Personal information
- Full name: Thomas George Helm
- Born: 7 May 1994 (age 32) Aylesbury, Buckinghamshire, England
- Batting: Right-handed
- Bowling: Right-arm medium-fast
- Role: Bowler

Domestic team information
- 2012–present: Middlesex (squad no. 7)
- 2014: → Glamorgan (on loan)
- 2023–2026: Birmingham Phoenix
- 2026: → Leicestershire (on loan)
- FC debut: 17 September 2013 Middlesex v Yorkshire
- LA debut: 20 June 2013 Middlesex v Yorkshire

Career statistics
| Competition | FC | LA | T20 |
| Matches | 73 | 43 | 129 |
| Runs scored | 1,351 | 269 | 293 |
| Batting average | 18.50 | 14.94 | 10.46 |
| 100s/50s | 0/4 | 0/0 | 0/0 |
| Top score | 64 | 40 | 28* |
| Balls bowled | 12,031 | 1,957 | 2,555 |
| Wickets | 214 | 60 | 142 |
| Bowling average | 30.41 | 31.13 | 27.33 |
| 5 wickets in innings | 5 | 1 | 1 |
| 10 wickets in match | 0 | 0 | 0 |
| Best bowling | 6/110 | 5/33 | 5/11 |
| Catches/stumpings | 38/– | 15/– | 28/– |
- Source: Cricinfo, 27 September 2026

= Tom Helm (cricketer) =

English cricketer

Thomas George Helm (born 7 May 1994) is a cricketer who plays for Middlesex County Cricket Club. A fast bowler from Buckinghamshire, Helm signed for Middlesex in June 2012 when he was 18.
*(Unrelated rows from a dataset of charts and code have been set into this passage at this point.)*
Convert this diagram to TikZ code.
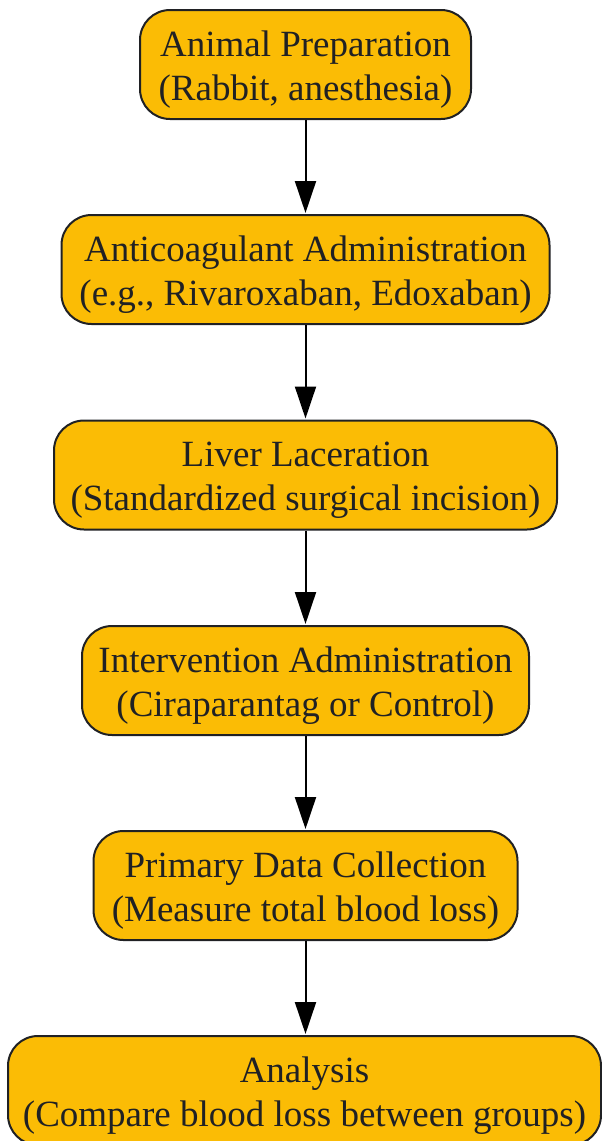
\documentclass[tikz,border=0pt]{standalone}
\usepackage{fontspec}
\setmainfont{Liberation Serif}
\usetikzlibrary{arrows.meta}
\definecolor{boxfill}{HTML}{FBBC05}
\definecolor{boxline}{HTML}{202124}
\newcommand{\topstrut}{\rule{0pt}{36pt}}
\newcommand{\botstrut}{\rule[-9pt]{0pt}{0pt}}
\begin{document}
\begin{tikzpicture}[x=1pt,y=1pt,
  stepbox/.style={draw=boxline, line width=2pt, fill=boxfill, rounded corners=30pt,
    align=center, text=boxline, font=\fontsize{37}{44}\selectfont,
    minimum height=109pt, inner sep=0pt},
  flow/.style={draw=black, line width=2pt, -{Triangle[length=32pt,width=21pt]}, shorten >=1pt}]
\useasboundingbox (0,0) rectangle (602,-1141);
\node[stepbox, minimum width=331pt] (n1) at (305.5,-64.5) {\topstrut Animal Preparation\\(Rabbit, anesthesia)\botstrut};
\node[stepbox, minimum width=488pt] (n2) at (305.5,-269.5) {\topstrut Anticoagulant Administration\\(e.g., Rivaroxaban, Edoxaban)\botstrut};
\node[stepbox, minimum width=503pt] (n3) at (305.5,-475) {\topstrut Liver Laceration\\(Standardized surgical incision)\botstrut};
\node[stepbox, minimum width=447pt] (n4) at (305.5,-680.5) {\topstrut Intervention Administration\\(Ciraparantag or Control)\botstrut};
\node[stepbox, minimum width=424pt] (n5) at (305.5,-885.5) {\topstrut Primary Data Collection\\(Measure total blood loss)\botstrut};
\node[stepbox, minimum width=593pt] (n6) at (304.5,-1090.5) {\topstrut Analysis\\(Compare blood loss between groups)\botstrut};
\draw[flow] (n1) -- (n2);
\draw[flow] (n2) -- (n3);
\draw[flow] (n3) -- (n4);
\draw[flow] (n4) -- (n5);
\draw[flow] (n5.south) -- (n5.south |- n6.north);
\end{tikzpicture}
\end{document}
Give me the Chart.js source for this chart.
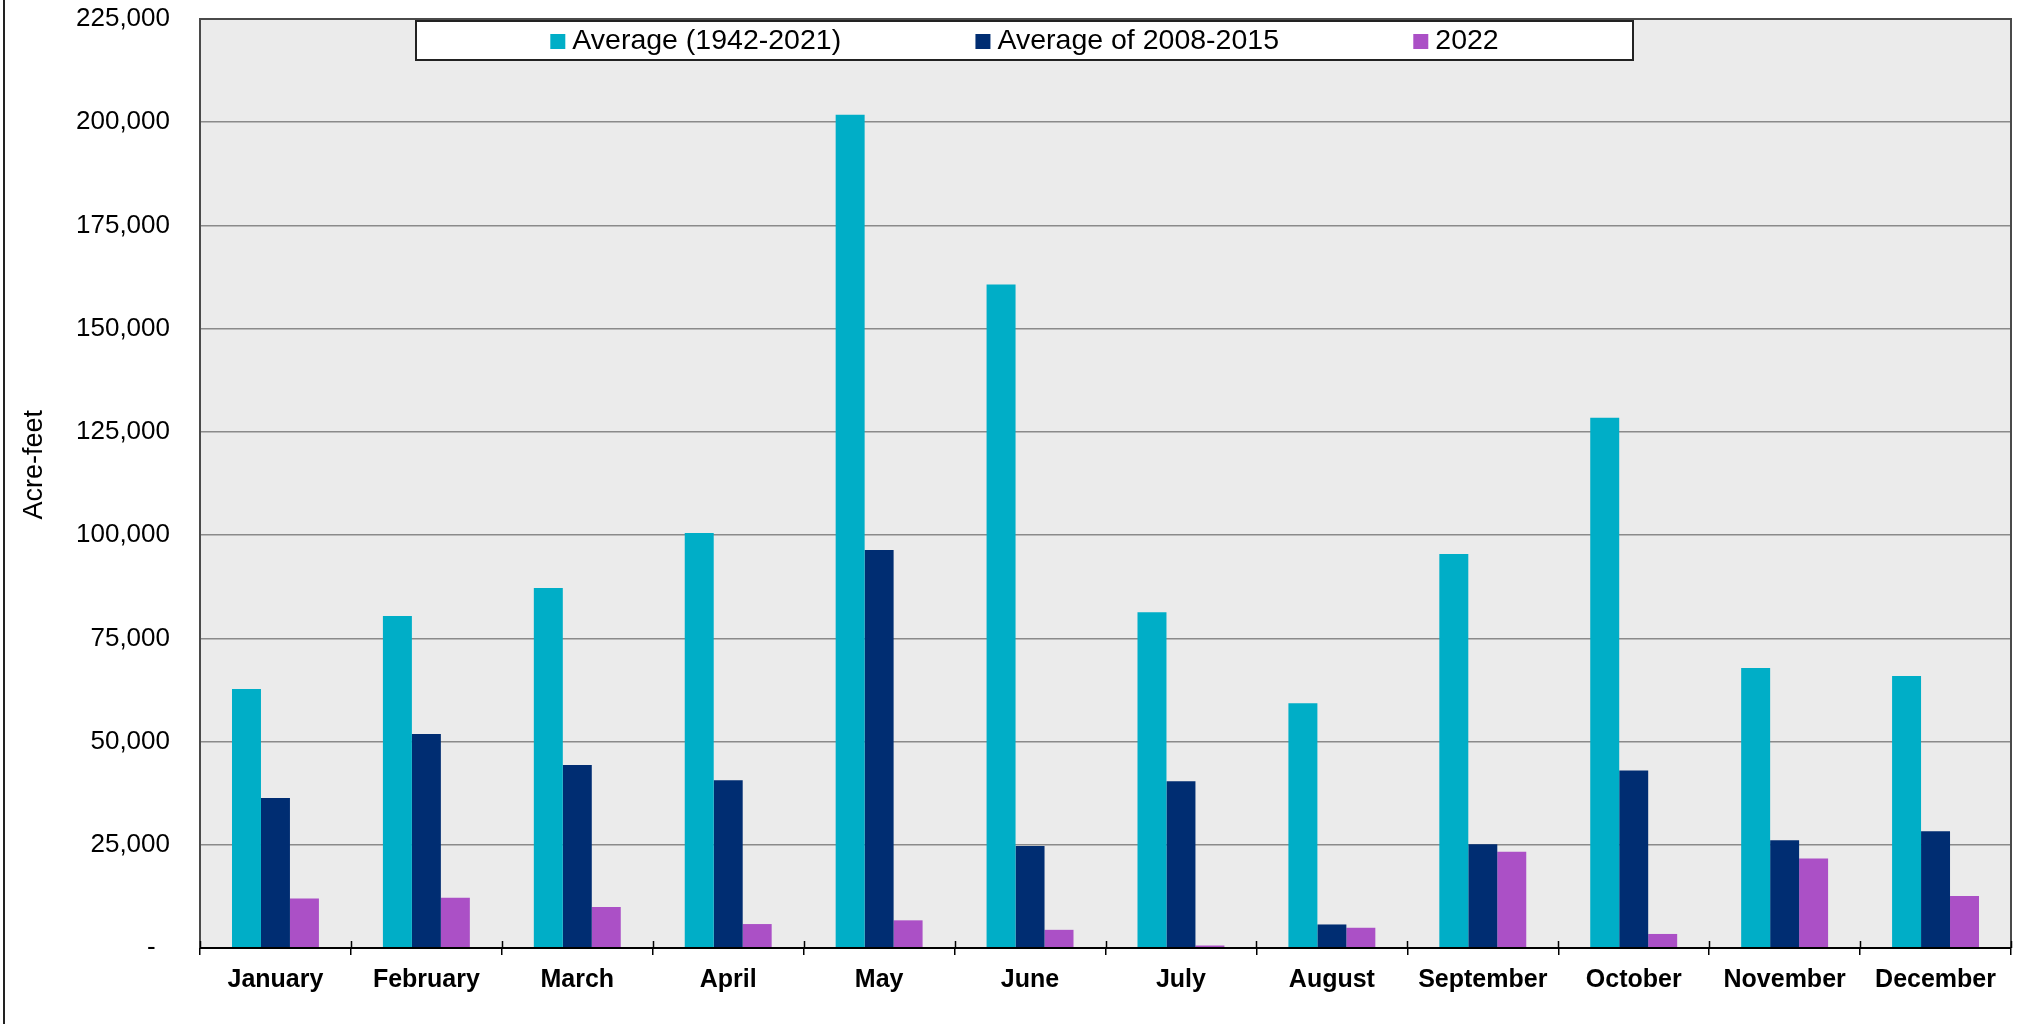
<!DOCTYPE html>
<html>
<head>
<meta charset="utf-8">
<script src="https://cdn.jsdelivr.net/npm/chart.js@4.4.1/dist/chart.umd.min.js"></script>
<style>
    html, body { margin: 0; padding: 0; background: #fff; }
    #wrap { position: relative; width: 2018px; height: 1024px; }
</style>
</head>
<body>
<div id="wrap"><canvas id="flowChart" width="2018" height="1024"></canvas></div>
<script>
// Monthly values, acre-feet
const months = ['January', 'February', 'March', 'April', 'May', 'June',
    'July', 'August', 'September', 'October', 'November', 'December'];
const avgLongTerm = [62700, 80400, 87200, 100500, 201800, 160700, 81300, 59300, 95400, 128400, 67800, 65900];
const avgDrought = [36300, 51800, 44300, 40600, 96400, 24700, 40400, 5700, 25100, 43000, 26100, 28300];
const year2022 = [12000, 12200, 9900, 5800, 6700, 4400, 600, 4900, 23300, 3400, 21700, 12600];
const seriesLabels = ['Average (1942-2021)', 'Average of 2008-2015', '2022'];
const yTicks = [0, 25000, 50000, 75000, 100000, 125000, 150000, 175000, 200000, 225000];

const FONT = "'Liberation Sans', Arial, sans-serif";
const colors = ['#00AEC7', '#002D72', '#AB50C6'];

// plot background, frame, and the boxed legend sitting inside the plot
const framePlugin = {
    id: 'frame',
    beforeDraw(chart) {
        const { ctx, chartArea: a } = chart;
        ctx.save();
        ctx.fillStyle = '#EBEBEB';
        ctx.fillRect(a.left, a.top, a.right - a.left, a.bottom - a.top);
        // outer left rule of the figure
        ctx.strokeStyle = '#222';
        ctx.lineWidth = 2;
        ctx.beginPath();
        ctx.moveTo(4, 0);
        ctx.lineTo(4, chart.height);
        ctx.stroke();
        ctx.restore();
    },
    afterDatasetsDraw(chart) {
        const { ctx, chartArea: a } = chart;
        ctx.save();
        ctx.strokeStyle = '#4a4a4a';
        ctx.lineWidth = 2;
        ctx.beginPath();
        ctx.moveTo(a.left, a.bottom);
        ctx.lineTo(a.left, a.top);
        ctx.lineTo(a.right, a.top);
        ctx.lineTo(a.right, a.bottom);
        ctx.stroke();
        ctx.strokeStyle = '#000';
        ctx.beginPath();
        ctx.moveTo(a.left, a.bottom);
        ctx.lineTo(a.right, a.bottom);
        ctx.stroke();
        // small tick crossings above the axis at category edges
        ctx.lineWidth = 1.5;
        for (let i = 0; i <= months.length; i++) {
            const x = Math.round(a.left + (a.right - a.left) * i / months.length) + 0.5;
            ctx.beginPath();
            ctx.moveTo(x, a.bottom - 7);
            ctx.lineTo(x, a.bottom);
            ctx.stroke();
        }
        ctx.restore();
    },
    afterDraw(chart) {
        const { ctx } = chart;
        const box = { x: 416, y: 21, w: 1217, h: 39 };
        ctx.save();
        ctx.fillStyle = '#fff';
        ctx.fillRect(box.x, box.y, box.w, box.h);
        ctx.strokeStyle = '#222';
        ctx.lineWidth = 2;
        ctx.strokeRect(box.x, box.y, box.w, box.h);

        ctx.font = '28.5px ' + FONT;
        ctx.textBaseline = 'middle';
        const sq = 15, gapText = 7;
        const items = chart.data.datasets.map(ds => ({
            label: ds.label,
            color: ds.backgroundColor,
            w: sq + gapText + ctx.measureText(ds.label).width
        }));
        const total = items.reduce((s, it) => s + it.w, 0);
        const gap = (box.w - total) / (items.length + 1);
        let x = box.x + gap;
        const cy = box.y + box.h / 2;
        items.forEach(it => {
            ctx.fillStyle = it.color;
            ctx.fillRect(x, cy - sq / 2 + 1, sq, sq);
            ctx.fillStyle = '#000';
            ctx.fillText(it.label, x + sq + gapText, cy + 1);
            x += it.w + gap;
        });
        ctx.restore();
    }
};

const ctx = document.getElementById('flowChart').getContext('2d');
new Chart(ctx, {
    type: 'bar',
    data: {
        labels: months,
        datasets: [avgLongTerm, avgDrought, year2022].map((values, i) => ({
            label: seriesLabels[i],
            data: values,
            backgroundColor: colors[i],
            borderWidth: 0,
            categoryPercentage: 0.576,
            barPercentage: 1.0
        }))
    },
    options: {
        responsive: false,
        animation: false,
        devicePixelRatio: 1,
        layout: { padding: { left: 0, top: 19, right: 7, bottom: 0 } },
        plugins: {
            legend: { display: false },
            tooltip: { enabled: false }
        },
        scales: {
            x: {
                afterFit: (scale) => {
                    scale.height = 76;
                    scale.paddingLeft = 0;
                    scale.paddingRight = 0;
                },
                grid: {
                    display: true,
                    offset: true,
                    drawOnChartArea: false,
                    drawTicks: true,
                    tickLength: 7,
                    color: '#000',
                    lineWidth: 1.5
                },
                border: { display: false },
                ticks: {
                    color: '#000',
                    padding: 10,
                    maxRotation: 0,
                    autoSkip: false,
                    font: { family: FONT, size: 25, weight: 'bold' }
                }
            },
            y: {
                min: 0,
                max: 225000,
                afterFit: (scale) => {
                    scale.width = 200;
                    scale.paddingTop = 0;
                    scale.paddingBottom = 0;
                },
                afterBuildTicks: (scale) => { scale.ticks = yTicks.map(v => ({ value: v })); },
                grid: {
                    color: '#8a8a8a',
                    lineWidth: 1.5,
                    drawTicks: false
                },
                border: { display: false },
                ticks: {
                    color: '#000',
                    padding: 30,
                    font: { family: FONT, size: 26 },
                    callback: (v) => v === 0 ? '-  ' : v.toLocaleString('en-US')
                },
                title: {
                    display: true,
                    text: '     Acre-feet',
                    color: '#000',
                    font: { family: FONT, size: 27 },
                    padding: { top: 18, bottom: 0 }
                }
            }
        }
    },
    plugins: [framePlugin]
});
</script>
</body>
</html>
Angus Fraser, Middlesex's managing director of cricket, said of Helm's 2 1/2-year contract deal:
 "Tom is an exciting young fast bowler and we are delighted to have him on board. He is the fifth local boy we have signed in the past couple of years - Ravi Patel, Adam Rossington, Gurjit Sandhu and Ollie Wilkin are the others - and we hope that, along with these other cricketers, he will play a major role in Middlesex cricket in years to come.”

He made his List A debut against Yorkshire in June 2013. In a rain-affected match, he didn't bat and had yet to bowl before the match came to an early end. Three days later, Helm played his second List A match against Unicorns where he took 3–27. He suffered a stress fracture which prevented him from reaching his full potential as a youth cricketer.

In the summer of 2020, Helm was named in a 55-man group of players to begin training ahead of international fixtures starting in England following the COVID-19 pandemic. He was included in England's 24-man group for behind closed doors training for the One Day International (ODI) series against Ireland, though he did not make the final squad. In November 2020, he was named as a reserve player in England's squad for their series against South Africa.

In July 2021, Helm was named in England's ODI squad for their series against Pakistan, after the original squad for the tour was forced to withdraw following positive tests for COVID-19. In September 2022, he was named in England's T20I squad for the tour of Pakistan.

In May 2026, Helm joined Leicestershire on a two-week loan.